Très vite, un mécanisme récurrent se met en place. Tout le monde fait une proposition de droite et, à la fin, Éric Ciotti trouve le moyen d'aller tellement plus à droite qu'il risque de faire un tonneau –lui, il veut carrément supprimer le regroupement familial, et mettre un terme au droit du sol «partout, naturellement». Naturellement. En seulement trente minutes de débat, j'ai déjà perdu huit ans d'espérance de vie. Où est l'option x1.5 sur ma télécommande? Comment on sort de ce programme? Le seul moment un peu funky, c'est quand Philippe Juvin fait une petite dédicace aux «fast checkeurs» qui le regardent. En fait c'est FACT checking, Philippe. Le fast checking, c'est quand tu checkes que ton ex est en ligne sur WhatsApp et que tu te déconnectes dès qu'il arrive.

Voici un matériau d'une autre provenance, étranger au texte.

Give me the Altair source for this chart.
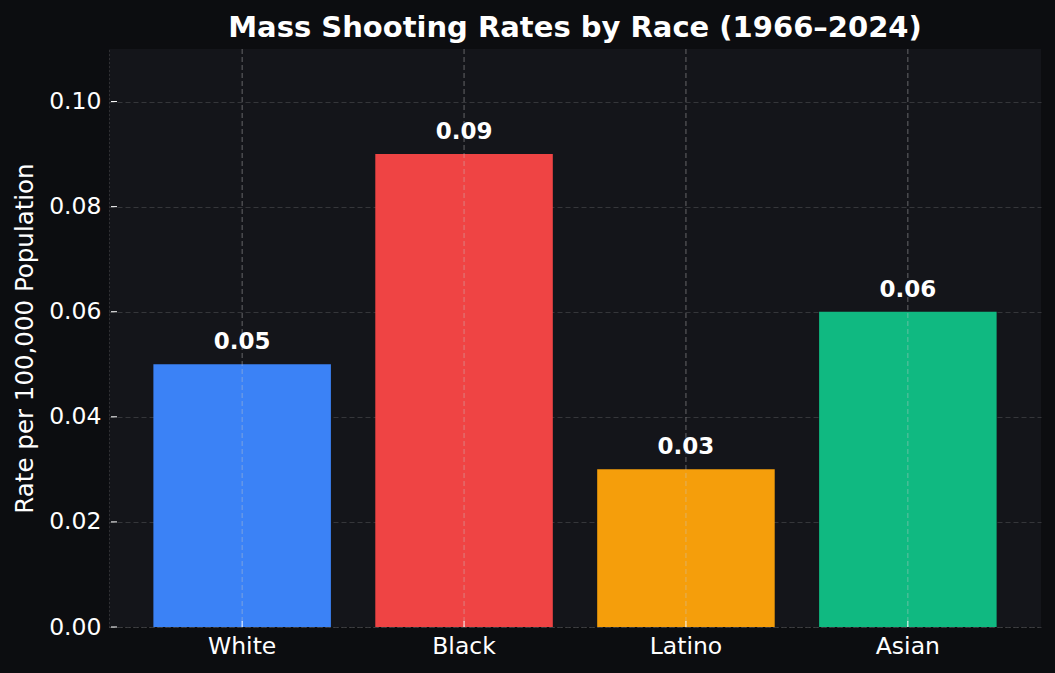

À un moment, la phrase «quand on vit en France, on vit comme les Français» est prononcée. C'est quoi vivre comme les Français? Traverser la rue en dehors des passages cloutés en payant beaucoup d'impôts et en disant «du coup» à chaque phrase? Ça fait désormais quarante minutes, et ça y est, je regarde des photos de chat sur Instagram pour oublier. Sauvez-moi.
À un moment, je relève rapidement la tête de mon téléphone pour entendre Valérie Pécresse déclarer, solennellement: «Moi, j'ai un combat, l'interdiction du port du burkini dans les piscines.» Mais sérieusement, on en est encore là? C'est ÇA le combat politique qui surpasse tous les autres? Comme dirait mon grand-oncle sexiste, y a pas des combats plus importants dans la vie??
Alors que le temps passe plus lentement que dans un film de Sofia Coppola, on abandonne enfin la thématique de l'immigration pour embrayer sur un autre sujet. Pas le pouvoir d'achat, qui serait en fait la préoccupation majoritaire des Français, mais la sécurité. Et c'est ainsi qu'un peu après la première heure de ce débat, j'ai lâché l'affaire pour aller nettoyer mes plinthes, car même cette chronique ne mérite pas de s'infliger deux heures supplémentaires d'une telle purge. En plus, y avait La Mort aux trousses sur Arte, et niveau visionnages stressants, je préfère nettement regarder Cary Grant être poursuivi par un avion.